9. Turning to damages under the Fatal Accidents Act, it was not disputed that at the time of his death the Deceased was 52 years old. He was working as a mechanic but there was no evidence of his earnings. The court accepted a multiplicand of Kshs. 17,561. 00 based on the Regulation of Wages (General) Amendment Order, 2018 as proposed by the Appellants. It also accepted the multiplier of 8 years proposed by the Appellants. The point of departure is the 2/3 dependency ratio which the trial court applied on the ground that the Deceased supported his wife and children.
10. The Deceased was survived by his widow and three sons. One son was aged 18 years while the other two were aged 14 and 7 years old respectively. The Appellants’ position was that the multiplier ought to take into account that the Respondents would receive a lump sum which would be invested and that the one of the children would soon become an adult and the two adult children would be duty bound to take care of their mother.
11. The determination of the dependency ratio is a question of fact.
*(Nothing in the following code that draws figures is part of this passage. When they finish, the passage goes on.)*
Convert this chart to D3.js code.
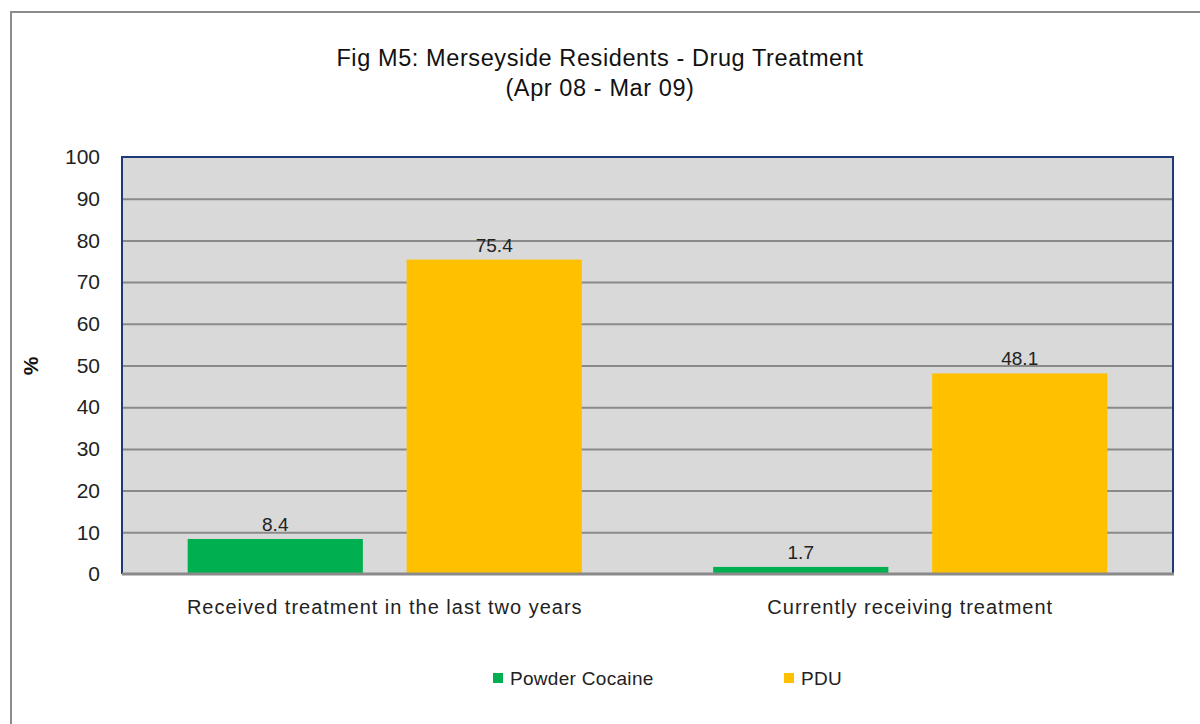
<!DOCTYPE html>
<html>
<head>
<meta charset="utf-8">
<script src="https://cdn.jsdelivr.net/npm/d3@7"></script>
<style>
  html, body { margin: 0; padding: 0; background: #fff; }
  svg { display: block; font-family: "Liberation Sans", Arial, sans-serif; }
</style>
</head>
<body>
<svg id="chart" width="1200" height="724"></svg>
<script>
const categories = ["Received treatment in the last two years", "Currently receiving treatment"];
const seriesNames = ["Powder Cocaine", "PDU"];
const powderCocaine = [8.4, 1.7];
const pdu = [75.4, 48.1];
const seriesColors = ["#00B050", "#FFC000"];
const yTicks = [0, 10, 20, 30, 40, 50, 60, 70, 80, 90, 100];
const titleLines = ["Fig M5: Merseyside Residents - Drug Treatment", "(Apr 08 - Mar 09)"];
const yAxisLabel = "%";

const seriesValues = [powderCocaine, pdu];
const data = categories.map((c, i) => ({
  category: c,
  values: seriesNames.map((s, j) => ({ series: s, value: seriesValues[j][i], color: seriesColors[j] }))
}));

const svg = d3.select("#chart");
const W = 1200, H = 724;
const plot = { left: 122, right: 1173, top: 157, bottom: 574 };
const textColor = "#222";
const FF = "'Liberation Sans', Arial, sans-serif";

// outer chart border
svg.append("rect")
  .attr("x", 11).attr("y", 12)
  .attr("width", W + 20).attr("height", H + 20)
  .attr("fill", "none").attr("stroke", "#8c8c8c").attr("stroke-width", 2);

// title
svg.append("g").selectAll("text").data(titleLines).join("text")
  .attr("x", 600).attr("y", (d, i) => 66 + i * 30)
  .attr("text-anchor", "middle")
  .attr("font-size", 23.5).attr("letter-spacing", 0.6).attr("fill", "#111")
  .text(d => d);

const x0 = d3.scaleBand().domain(categories).range([plot.left, plot.right]).padding(0);
const x1 = d3.scaleBand().domain(seriesNames).range([0, x0.bandwidth()]).paddingInner(0.2).paddingOuter(0.3);
const y = d3.scaleLinear().domain([0, 100]).range([plot.bottom, plot.top]);

// plot background
svg.append("rect")
  .attr("x", plot.left).attr("y", plot.top)
  .attr("width", plot.right - plot.left).attr("height", plot.bottom - plot.top)
  .attr("fill", "#D9D9D9");

// gridlines
svg.append("g")
  .attr("transform", `translate(${plot.left},0)`)
  .call(d3.axisLeft(y).tickValues(yTicks.filter(t => t > 0 && t < 100)).tickSize(-(plot.right - plot.left)).tickFormat(""))
  .call(g => g.select(".domain").remove())
  .call(g => g.selectAll("line").attr("stroke", "#8a8a8a").attr("stroke-width", 2));

// bars
const groups = svg.append("g").selectAll("g").data(data).join("g")
  .attr("transform", d => `translate(${x0(d.category)},0)`);

groups.selectAll("rect").data(d => d.values).join("rect")
  .attr("x", d => x1(d.series))
  .attr("width", x1.bandwidth())
  .attr("y", d => y(d.value))
  .attr("height", d => y(0) - y(d.value))
  .attr("fill", d => d.color);

groups.selectAll("text").data(d => d.values).join("text")
  .attr("x", d => x1(d.series) + x1.bandwidth() / 2)
  .attr("y", d => y(d.value) - 8)
  .attr("text-anchor", "middle")
  .attr("font-size", 19).attr("fill", textColor)
  .text(d => d.value.toFixed(1));

// plot border (navy top/right/left)
svg.append("path")
  .attr("d", `M${plot.left},${plot.bottom} V${plot.top} H${plot.right} V${plot.bottom}`)
  .attr("fill", "none").attr("stroke", "#1F3A78").attr("stroke-width", 2);

// bottom axis line
svg.append("line")
  .attr("x1", plot.left).attr("x2", plot.right + 1)
  .attr("y1", plot.bottom).attr("y2", plot.bottom)
  .attr("stroke", "#8a8a8a").attr("stroke-width", 3);

// y axis tick labels
svg.append("g")
  .attr("transform", `translate(${plot.left},0)`)
  .call(d3.axisLeft(y).tickValues(yTicks).tickSize(0).tickPadding(22))
  .call(g => g.select(".domain").remove())
  .call(g => g.selectAll("text").attr("font-size", 21).attr("fill", textColor)
    .attr("font-family", FF));

// x axis category labels
svg.append("g")
  .attr("transform", `translate(0,${plot.bottom})`)
  .call(d3.axisBottom(x0).tickSize(0).tickPadding(26))
  .call(g => g.select(".domain").remove())
  .call(g => g.selectAll("text").attr("font-size", 20).attr("letter-spacing", 1.0).attr("fill", textColor)
    .attr("font-family", FF));

// y axis label
svg.append("text")
  .attr("transform", "translate(38,366) rotate(-90)")
  .attr("text-anchor", "middle")
  .attr("font-size", 21).attr("font-weight", "bold").attr("fill", "#111")
  .text(yAxisLabel);

// legend
const legendX = [493, 784];
const legend = svg.append("g").selectAll("g").data(seriesNames).join("g")
  .attr("transform", (d, i) => `translate(${legendX[i]},673)`);
legend.append("rect").attr("width", 10).attr("height", 10).attr("fill", (d, i) => seriesColors[i]);
legend.append("text").attr("x", 17).attr("y", 12)
  .attr("font-size", 19).attr("letter-spacing", 0.3).attr("fill", textColor).text(d => d);
</script>
</body>
</html>
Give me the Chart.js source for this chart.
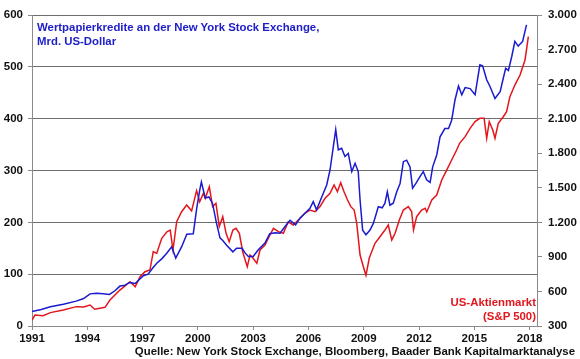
<!DOCTYPE html>
<html>
<head>
<meta charset="utf-8">
<script src="https://cdn.jsdelivr.net/npm/chart.js@4"></script>
<style>
  html, body { margin: 0; padding: 0; background: #fff; }
  #wrap { position: relative; width: 580px; height: 359px; font-family: "Liberation Sans", Arial, sans-serif; font-weight: bold; }
  #chart { position: absolute; left: 0; top: 0; }
  .note { position: absolute; font-size: 11.4px; line-height: 14px; white-space: nowrap; }
  #blueNote { left: 37px; top: 20px; color: #2020c8; }
  #redNote { right: 44px; top: 295px; color: #e3161d; text-align: right; }
  #source { right: 5px; top: 344px; color: #111; }
</style>
</head>
<body>
<div id="wrap">
  <canvas id="chart" width="580" height="359"></canvas>
  <div class="note" id="blueNote">Wertpapierkredite an der New York Stock Exchange,<br>Mrd. US-Dollar</div>
  <div class="note" id="redNote">US-Aktienmarkt<br>(S&amp;P 500)</div>
  <div class="note" id="source">Quelle: New York Stock Exchange, Bloomberg, Baader Bank Kapitalmarktanalyse</div>
</div>
<script>
// Wertpapierkredite NYSE (Mrd. US-Dollar), linke Achse
const creditYears = [1991.0, 1991.5, 1992.0, 1992.7, 1993.4, 1993.8, 1994.15, 1994.5, 1994.86, 1995.2, 1995.5, 1995.77,
  1996.0, 1996.3, 1996.6, 1997.04, 1997.3, 1997.55, 1997.77, 1998.05, 1998.3, 1998.58, 1998.8, 1999.12, 1999.4, 1999.75,
  1999.94, 2000.1, 2000.19, 2000.4, 2000.6, 2000.8, 2001.0, 2001.2, 2001.35, 2001.56, 2001.9, 2002.1, 2002.4, 2002.56,
  2002.74, 2003.0, 2003.28, 2003.64, 2003.9, 2004.2, 2004.46, 2004.73, 2005.0, 2005.3, 2005.54, 2005.8, 2006.08, 2006.26,
  2006.44, 2006.72, 2006.99, 2007.17, 2007.35, 2007.48, 2007.62, 2007.8, 2007.98, 2008.16, 2008.35, 2008.53, 2008.7,
  2008.8, 2008.94, 2009.12, 2009.34, 2009.52, 2009.79, 2010.0, 2010.15, 2010.28, 2010.42, 2010.6, 2010.79, 2010.97,
  2011.15, 2011.33, 2011.51, 2011.65, 2011.83, 2012.05, 2012.23, 2012.41, 2012.6, 2012.74, 2012.96, 2013.14, 2013.4,
  2013.6, 2013.77, 2013.95, 2014.14, 2014.32, 2014.5, 2014.77, 2015.04, 2015.3, 2015.45, 2015.67, 2015.85, 2016.12,
  2016.4, 2016.57, 2016.7, 2016.85, 2017.03, 2017.2, 2017.38, 2017.62, 2017.83];
const creditValues = [28, 32, 37, 42, 48, 53, 62, 63, 62, 61, 68, 77,
  78, 84, 82, 97, 100, 112, 121, 130, 140, 153, 131, 153, 177, 178,
  228, 262, 278, 247, 249, 236, 200, 170, 165, 156, 143, 150, 150, 141,
  134, 134, 147, 160, 178, 180, 179, 192, 204, 195, 208, 217, 227, 240,
  224, 249, 272, 301, 346, 379, 340, 343, 327, 333, 298, 314, 298,
  243, 185, 176, 185, 198, 230, 228, 237, 259, 233, 237, 259, 275,
  317, 320, 307, 266, 275, 288, 298, 282, 277, 307, 330, 365, 381,
  381, 397, 436, 463, 446, 460, 458, 446, 504, 502, 475, 462, 439,
  452, 478, 497, 493, 520, 549, 540, 549, 581];

// S&P 500, rechte Achse
const spxYears = [1991.0, 1991.16, 1991.6, 1992.0, 1992.7, 1993.4, 1993.8, 1994.15, 1994.4, 1994.96, 1995.23, 1995.77,
  1996.32, 1996.6, 1996.86, 1997.13, 1997.4, 1997.58, 1997.77, 1998.04, 1998.32, 1998.5, 1998.65, 1998.85, 1999.12,
  1999.39, 1999.66, 1999.93, 2000.1, 2000.3, 2000.4, 2000.62, 2000.8, 2000.98, 2001.16, 2001.35, 2001.53, 2001.7,
  2001.9, 2002.07, 2002.25, 2002.43, 2002.68, 2002.83, 2003.0, 2003.2, 2003.37, 2003.64, 2003.91, 2004.1, 2004.37,
  2004.64, 2004.9, 2005.18, 2005.45, 2005.8, 2006.08, 2006.35, 2006.62, 2006.9, 2007.17, 2007.39, 2007.57, 2007.75,
  2007.93, 2008.12, 2008.3, 2008.48, 2008.62, 2008.8, 2008.98, 2009.12, 2009.3, 2009.61, 2009.88, 2010.15, 2010.33,
  2010.52, 2010.7, 2010.93, 2011.15, 2011.42, 2011.6, 2011.7, 2011.87, 2012.14, 2012.33, 2012.42, 2012.69, 2012.96,
  2013.23, 2013.5, 2013.77, 2014.04, 2014.2, 2014.5, 2014.77, 2015.04, 2015.3, 2015.53, 2015.67, 2015.81, 2016.0,
  2016.12, 2016.3, 2016.57, 2016.75, 2016.93, 2017.2, 2017.48, 2017.75, 2017.93];
const spxValues = [352, 395, 390, 416, 439, 468, 465, 482, 445, 462, 526, 612,
  685, 641, 728, 771, 786, 945, 931, 1061, 1118, 1133, 960, 1205, 1292,
  1350, 1300, 1475, 1379, 1452, 1409, 1509, 1336, 1365, 1162, 1249, 1105, 1032,
  1133, 1148, 1105, 945, 815, 916, 888, 844, 960, 1003, 1090, 1148, 1119,
  1105, 1205, 1177, 1220, 1278, 1307, 1292, 1336, 1409, 1452, 1524, 1466, 1544,
  1466, 1394, 1336, 1307, 1191, 916, 815, 740, 890, 1018, 1075, 1133, 1177,
  1047, 1105, 1220, 1307, 1336, 1292, 1133, 1249, 1307, 1322, 1290, 1394, 1437,
  1568, 1654, 1741, 1828, 1886, 1944, 2016, 2074, 2103, 2103, 1930, 2074, 2002,
  1930, 2060, 2117, 2161, 2291, 2392, 2479, 2609, 2812];

// Achsenbeschriftungen
const yearTicks = [1991, 1994, 1997, 2000, 2003, 2006, 2009, 2012, 2015, 2018];
const leftTicks = [0, 100, 200, 300, 400, 500, 600];
const rightTicks = [300, 600, 900, 1200, 1500, 1800, 2100, 2400, 2700, 3000];

const tickFont = { family: '"Liberation Sans", Arial, sans-serif', size: 11.5, weight: 'bold' };
const gridGrey = '#6e6e6e';
const axisGrey = '#8a8a8a';

// Tausenderpunkt wie im Original (3.000)
const fmtDe = v => v >= 1000 ? Math.floor(v / 1000) + '.' + String(v % 1000).padStart(3, '0') : String(v);
const toPoints = (xs, ys) => xs.map((x, i) => ({ x, y: ys[i] }));
const setTicks = list => scale => { scale.ticks = list.map(v => ({ value: v })); };

new Chart(document.getElementById('chart').getContext('2d'), {
  type: 'line',
  data: {
    datasets: [{
      label: 'Wertpapierkredite',
      data: toPoints(creditYears, creditValues),
      borderColor: '#1a1ad0',
      borderWidth: 1.5,
      pointRadius: 0,
      yAxisID: 'yL'
    }, {
      label: 'S&P 500',
      data: toPoints(spxYears, spxValues),
      borderColor: '#e3161d',
      borderWidth: 1.5,
      pointRadius: 0,
      yAxisID: 'yR'
    }]
  },
  options: {
    responsive: false,
    animation: false,
    layout: { padding: { top: 15, left: 0, right: 0, bottom: 0 } },
    plugins: { legend: { display: false }, tooltip: { enabled: false } },
    scales: {
      x: {
        type: 'linear',
        min: 1991,
        max: 2018.4,
        afterBuildTicks: setTicks(yearTicks),
        afterFit: s => { s.height = 33; },
        ticks: { font: tickFont, color: '#111', padding: 2, maxRotation: 0, callback: v => String(v) },
        grid: { drawOnChartArea: false, drawTicks: true, tickLength: 4, tickColor: axisGrey },
        border: { display: true, color: axisGrey }
      },
      yL: {
        position: 'left',
        min: 0,
        max: 600,
        afterBuildTicks: setTicks(leftTicks),
        afterFit: s => { s.width = 32; },
        ticks: { font: tickFont, color: '#111', padding: 5 },
        grid: { color: gridGrey, tickColor: axisGrey, tickLength: 4 },
        border: { display: true, color: axisGrey }
      },
      yR: {
        position: 'right',
        min: 300,
        max: 3000,
        afterBuildTicks: setTicks(rightTicks),
        afterFit: s => { s.width = 43; },
        ticks: { font: tickFont, color: '#111', padding: 6, callback: v => fmtDe(v) },
        grid: { drawOnChartArea: false, tickColor: axisGrey, tickLength: 5 },
        border: { display: true, color: axisGrey }
      }
    }
  }
});
</script>
</body>
</html>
In this case, the Deceased left a widow and two children wholly dependent on him. I do not find any error in the determination of the dependency ratio bearing in mind that this court should not intervene in award of damages by the Subordinate Court merely because it would have come to a different conclusion. I therefore uphold the award under the Fatal Accidents Act. I do not find any dispute as to the other amounts awarded under the Law Reform Act and the special damages.
12. I allow the appeal and order as follows:a.The judgment and decree of the Subordinate Court is set aside and substituted with judgment dismissing the suit with costs to the Appellants.b.The Appellants are awarded costs of this appeal assessed at Kshs. 30,000. 00.
DATED AND DELIVERED AT NAIROBI THIS 12TH DAY OF MARCH 2024. D. S. MAJANJAJUDGEMr Kamau instructed by A. B. Shah Advocate for the Appellants.Mr Otinga instructed by S. N. Otinga and Company Advocates for the Respondent.